正直、私に関して言えば、みんなが話していることは、半分以上聞き取れなかった。先生の話も半分くらいの理解だ。でも、何も発言できなかったかと言われれば、何かいうことはできたと思う。でも、ベテランの先輩2人に英語力のなさがばれるから黙っていたいとつい思ってしまったり、先輩が発言してからにしようかなと思ったり、いろいろ自分に言い訳をして、黙っていた。我ながら嫌だなと思ったので、その次のコースでは、積極的に発言してみた。普通のことができたと思って、参加している感じも増して、嬉しかった。

ハナウマ湾からの帰り、乗合バスで4人のアメリカ人と一緒になったけど、初めはほとんど話さなかった。というか、話せなかったのだ。初めは英語が速すぎて何言ってるのかわからなくて。でも、そうしていると、なんとなく「この人黙ってて変な人」と思われているような気がして、落ち着かなくなってきた。ずっと聞いていると、みんな観光客で、あのレストランが良かったとか、オアフ島よりやっぱりマウイ島の方がいいんじゃないかというような話をしているのがわかってきた。意味がわからないと深遠な会話をしているように思うけど、内容を理解してみるとたわいもないことをしゃべっていた。よくある話だ。そんな話なら私も入れる。それで、だんだんと話して、変人というレッテルをはがすよう努めたりした。

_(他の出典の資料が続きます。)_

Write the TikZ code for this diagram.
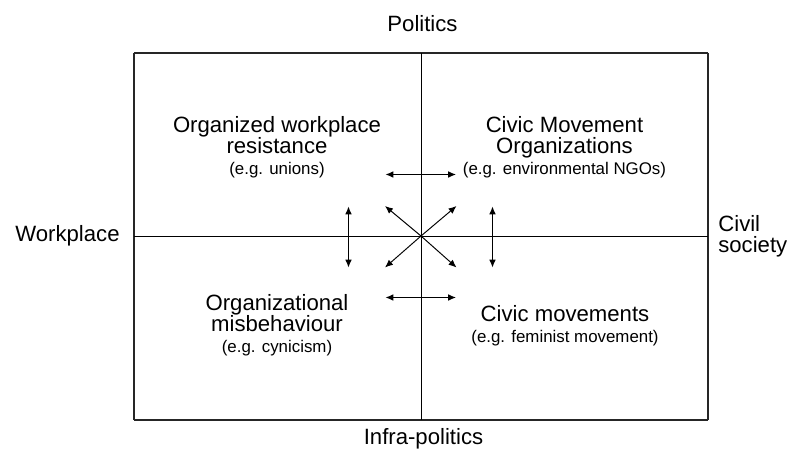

帰国すると、強迫観念から解放された。お店に入れば「Hi!」とあいさつし、初対面の人とは笑顔を作ってあいさつと握手。知らない人と乗り合わせれば他愛無い話を英語で。何人か寄れば、とにかく何か話してコミュニケーションする。というようなことをもうしなくていい、と思って。でも、英会話のアメリカ人の先生に「一言も話さなかったら変人と思われている気がした」と言ったら「そんなことないんじゃない?静かな人、って思うだけだよ」と言われて考えすぎだったのかなーと思った。